Grace argues that one can apply Freire’s revolutionary method of education to political organizing and struggle as well. “We must view revolution as an inherently educational process. [Revolution] is about overcoming the ‘dehumanization’ that has been fostered by the commodification of everything under capitalism and building more democratic, just, and nourishing relations to people” (148–49).

The ultimate message of all this is that “we are the leaders we’ve been looking for” (159). And to do that, we must learn the importance of “combining activity with reflection” (164).

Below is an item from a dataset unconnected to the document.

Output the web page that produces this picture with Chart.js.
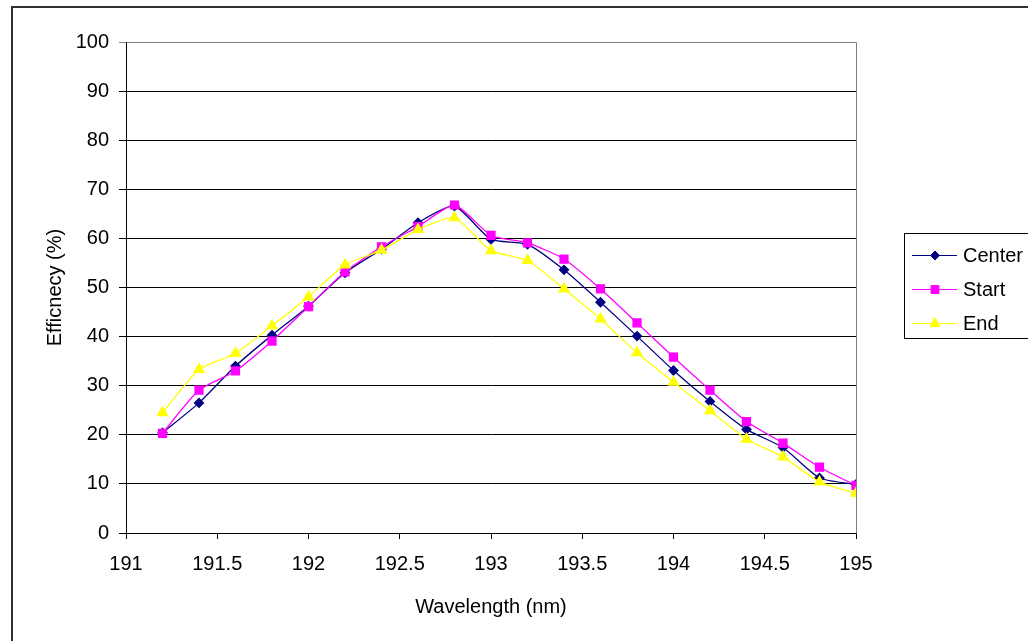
<!DOCTYPE html>
<html>
<head>
<meta charset="utf-8">
<script src="https://cdn.jsdelivr.net/npm/chart.js@4.4.1/dist/chart.umd.min.js"></script>
<style>
  html, body { margin: 0; padding: 0; background: #fff; }
  canvas { display: block; }
</style>
</head>
<body>
<canvas id="myChart" width="1028" height="641"></canvas>
<script>
// wavelength (nm) of every measured point
var wavelength = [191.2, 191.4, 191.6, 191.8, 192.0, 192.2, 192.4, 192.6, 192.8, 193.0,
                  193.2, 193.4, 193.6, 193.8, 194.0, 194.2, 194.4, 194.6, 194.8, 195.0];

// efficiency (%) per position
var center = [20.4, 26.5, 34.0, 40.3, 46.2, 53.0, 57.8, 63.2, 66.6, 59.8,
              58.8, 53.6, 47.0, 40.1, 33.1, 26.8, 21.1, 17.4, 11.2, 9.9];
var start  = [20.3, 29.1, 33.0, 39.1, 46.1, 53.2, 58.3, 62.4, 66.8, 60.6,
              59.1, 55.8, 49.7, 42.8, 35.8, 29.1, 22.7, 18.3, 13.4, 9.7];
var end    = [24.5, 33.3, 36.6, 42.2, 48.1, 54.6, 57.6, 61.8, 64.2, 57.5,
              55.5, 49.7, 43.6, 36.7, 30.7, 24.9, 19.1, 15.5, 10.4, 8.1];

var seriesNames = ['Center', 'Start', 'End'];

var colors = {
  navy: '#000080',
  magenta: '#ff00ff',
  yellow: '#ffff00'
};

function toPoints(values) {
  return wavelength.map((x, i) => {
    return { x: x, y: values[i] }
  })
}

var fontFamily = 'Arial, "Liberation Sans", sans-serif';

// white page + the outer chart frame, plot frame on top/right, and the legend box
var excelLook = {
  id: 'excelLook',
  beforeDraw(chart) {
    const c = chart.ctx;
    c.save();
    c.fillStyle = '#fff';
    c.fillRect(0, 0, chart.width, chart.height);
    c.restore();
  },
  afterDatasetsDraw(chart) {
    const c = chart.ctx;
    const a = chart.chartArea;
    c.save();
    c.strokeStyle = '#808080';
    c.lineWidth = 1;
    c.beginPath();
    c.moveTo(Math.round(a.left) + 0.5, Math.round(a.top) + 0.5);
    c.lineTo(Math.round(a.right) + 0.5, Math.round(a.top) + 0.5);
    c.lineTo(Math.round(a.right) + 0.5, Math.round(a.bottom) + 0.5);
    c.stroke();
    c.restore();
  },
  afterDraw(chart) {
    const c = chart.ctx;
    c.save();
    // outer frame (runs off the right and bottom edge like the original)
    c.strokeStyle = '#303030';
    c.lineWidth = 2;
    c.strokeRect(12, 7, 1200, 800);

    // legend
    c.strokeStyle = '#000';
    c.lineWidth = 1;
    c.strokeRect(904.5, 233.5, 200, 105);
    const rows = [255, 289, 323];
    c.font = '20px ' + fontFamily;
    c.textBaseline = 'middle';
    c.textAlign = 'left';
    chart.data.datasets.forEach((ds, i) => {
      const y = rows[i];
      c.strokeStyle = ds.borderColor;
      c.lineWidth = 1;
      c.beginPath();
      c.moveTo(912, y + 0.5);
      c.lineTo(957, y + 0.5);
      c.stroke();
      c.fillStyle = ds.pointBackgroundColor;
      c.strokeStyle = ds.pointBorderColor;
      Chart.helpers.drawPoint(c, {
        pointStyle: ds.pointStyle,
        radius: ds.pointRadius,
        rotation: 0,
        borderWidth: 1
      }, 935, y + 0.5);
      c.fillStyle = '#000';
      c.fillText(ds.label, 963, y + 1);
    });
    c.restore();
  }
};

const ctx = document.getElementById('myChart');

const chart = new Chart(ctx, {
  type: 'scatter',
  data: {
    datasets: [
      {
        label: seriesNames[0],
        data: toPoints(center),
        showLine: true,
        borderColor: colors.navy,
        borderWidth: 1.3,
        pointStyle: 'rectRot',
        pointRadius: 4.5,
        pointBackgroundColor: colors.navy,
        pointBorderColor: colors.navy,
        tension: 0.2,
        order: 2
      },
      {
        label: seriesNames[1],
        data: toPoints(start),
        showLine: true,
        borderColor: colors.magenta,
        borderWidth: 1.3,
        pointStyle: 'rect',
        pointRadius: 5.6,
        pointBackgroundColor: colors.magenta,
        pointBorderColor: colors.magenta,
        tension: 0.2,
        order: 1
      },
      {
        label: seriesNames[2],
        data: toPoints(end),
        showLine: true,
        borderColor: colors.yellow,
        borderWidth: 1.3,
        pointStyle: 'triangle',
        pointRadius: 5.8,
        pointBackgroundColor: colors.yellow,
        pointBorderColor: colors.yellow,
        tension: 0.2,
        order: 0
      }
    ]
  },
  options: {
    responsive: false,
    animation: false,
    devicePixelRatio: 1,
    layout: {
      padding: { top: 42, right: 172, bottom: 0, left: 0 }
    },
    plugins: {
      legend: { display: false },
      tooltip: { enabled: false }
    },
    scales: {
      x: {
        type: 'linear',
        min: 191,
        max: 195,
        afterFit: function (scale) {
          scale.height = 108;
        },
        ticks: {
          stepSize: 0.5,
          color: '#000',
          padding: 13,
          maxRotation: 0,
          font: { family: fontFamily, size: 20 },
          callback: function (value) {
            return String(Math.round(value * 10) / 10);
          }
        },
        grid: {
          drawOnChartArea: false,
          drawTicks: true,
          tickLength: 6,
          color: '#000'
        },
        border: { color: '#000', width: 1 },
        title: {
          display: true,
          text: 'Wavelength (nm)',
          color: '#000',
          font: { family: fontFamily, size: 20 },
          padding: { top: 0, bottom: 22 }
        }
      },
      y: {
        min: 0,
        max: 100,
        afterFit: function (scale) {
          scale.width = 126;
        },
        ticks: {
          stepSize: 10,
          color: '#000',
          padding: 10,
          font: { family: fontFamily, size: 20 }
        },
        grid: {
          drawTicks: true,
          tickLength: 7,
          color: function (context) {
            return context.tick && context.tick.value === 100 ? '#808080' : '#000';
          }
        },
        border: { color: '#000', width: 1 },
        title: {
          display: true,
          text: 'Efficnecy (%)',
          color: '#000',
          font: { family: fontFamily, size: 20 },
          padding: { top: 43, bottom: 0 }
        }
      }
    }
  },
  plugins: [excelLook]
});
</script>
</body>
</html>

Her own reflection includes citing her favorite passage in the Communist Manifesto: “All that is solid melts into air, all that is holy is profaned.” Most persons citing this passage stop there. But Grace completes it: “and man is at last compelled to face with sober senses his real conditions of life, and his relations with his kind” (61).

Grace has devoted her life to recreating Detroit. She says that the way to sum up what we are doing is to call “Detroit the Chiapas of North America. Despite the huge differences in local conditions, our Detroit–City of Hope campaign has more in common with the revolutionary struggles of the Zapatistas in Chiapas than with the Russian Revolution of 1917” (75).

In another decade, activists and analysts alike may have forgotten Grace Lee Boggs—a great pity, but quite normal. But the emphasis she has placed and exemplified of the self-reliant person, located in communities of self-reliance and hope, is not about to disappear. It is all around us. It is the positive side of the structural crisis of the modern world-system in which capitalism is self-destructing. The face of this structural crisis in which we are living is a chaotic world order and a bifurcation in which the great political struggle is between those who would replace capitalism with a new, non-capitalist mode of terrible oppression and those who would create a new world-system that is relatively democratic and relatively egalitarian, but above all self-reliant.

If left activists read Grace Lee Boggs with an open mind, and a willingness to rethink traditional political strategies, we shall all do better in our common struggle for a better world.